Esa franqueza cínica no exenta de chulería es muy de Cheney. Como cuando, en los años 80, explicó en el Congreso que no había ido a Vietnam «porque tenia cosas más importantes que hacer». De hecho, el vicepresidente llevó a cabo un auténtico bombardeo de precisión en el útero de su mujer, a la que dejó embarazada aproximadamente cinco semanas después de que se aprobara una ordenanza por la que todos los hombres sin hijos podían ser enviados a la Guerra en el Sureste Asiático.
Así es como llegó al mundo Elizabeth, su hija mayor, a quien papá enchufó en el Departamento de Estado en 2002 y quien se convirtió en una de las mayores defensoras de la guerra contra el ex socio de Halliburton en Irak, es decir, Sadam Husein. Tres años después llegó Mary, quien fue directora de campaña para la reelección de su padre en 2004, pero que es famosa sobre todo por su orientación sexual, ya que es lesbiana. Mary está ahora embarazada y, en los próximos meses, dará a Cheney su sexto nieto.
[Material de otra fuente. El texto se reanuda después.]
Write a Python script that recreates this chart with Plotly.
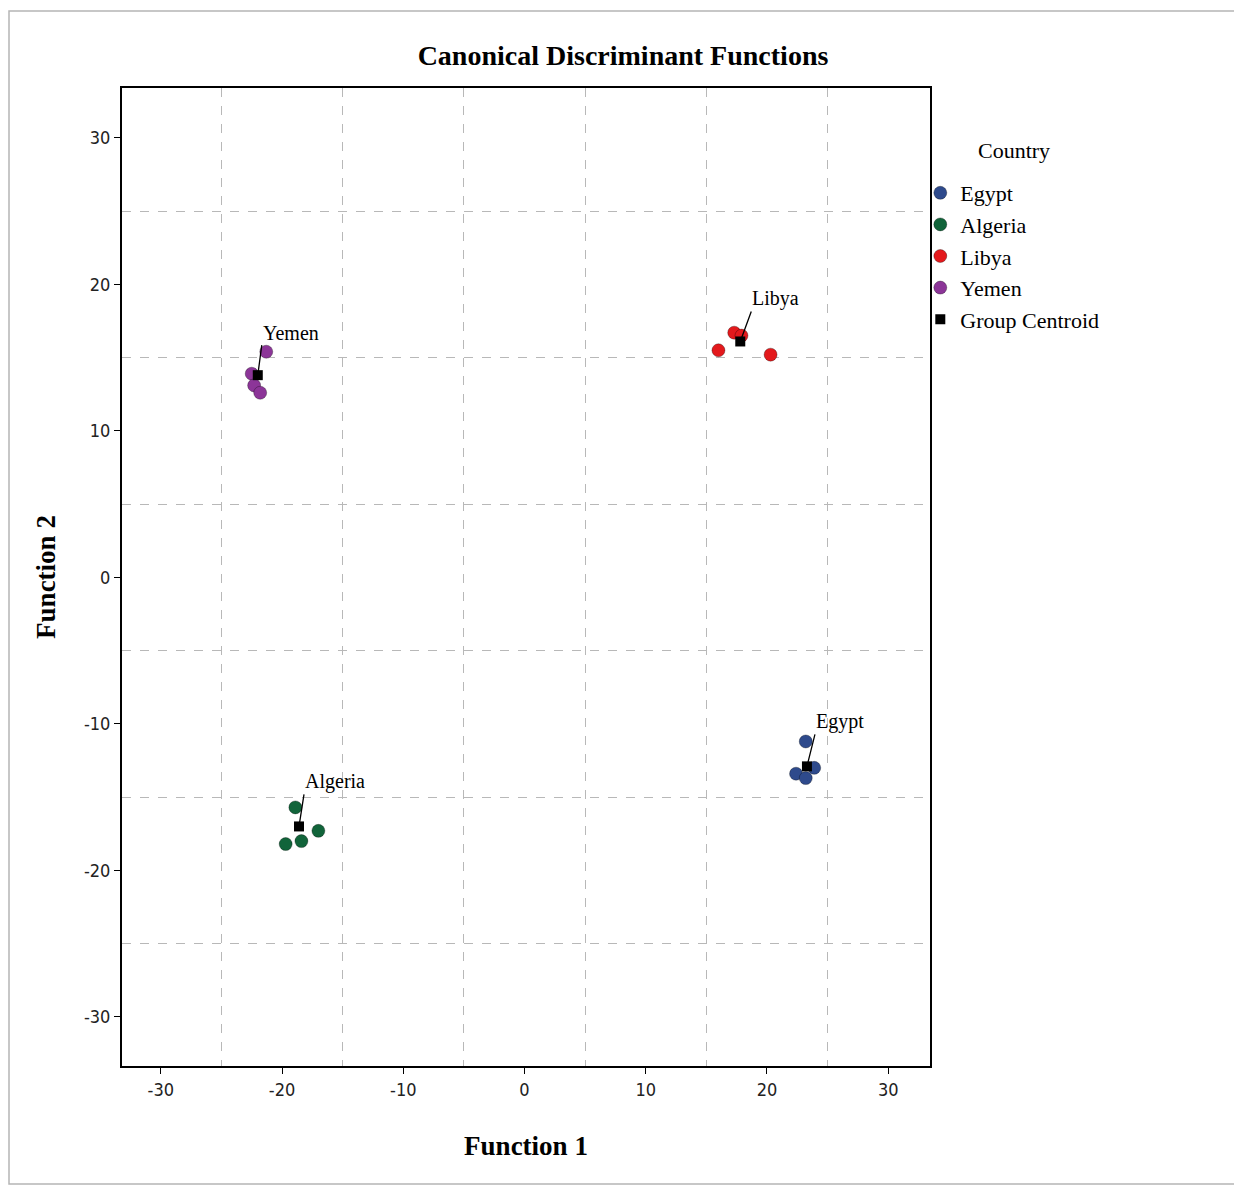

Todo indica que, para entonces, seguirá siendo vicepresidente.
Incluso aunque todo el país siga haciéndose la pregunta que, según el miembro del jurado del caso Libby, Denis Collins, se preguntaban él mismo y varios de sus compañeros mientras juzgaban al jefe de gabinete del vicepresidente: ¿Por qué está aquí este señor? ¿Por qué no Dick?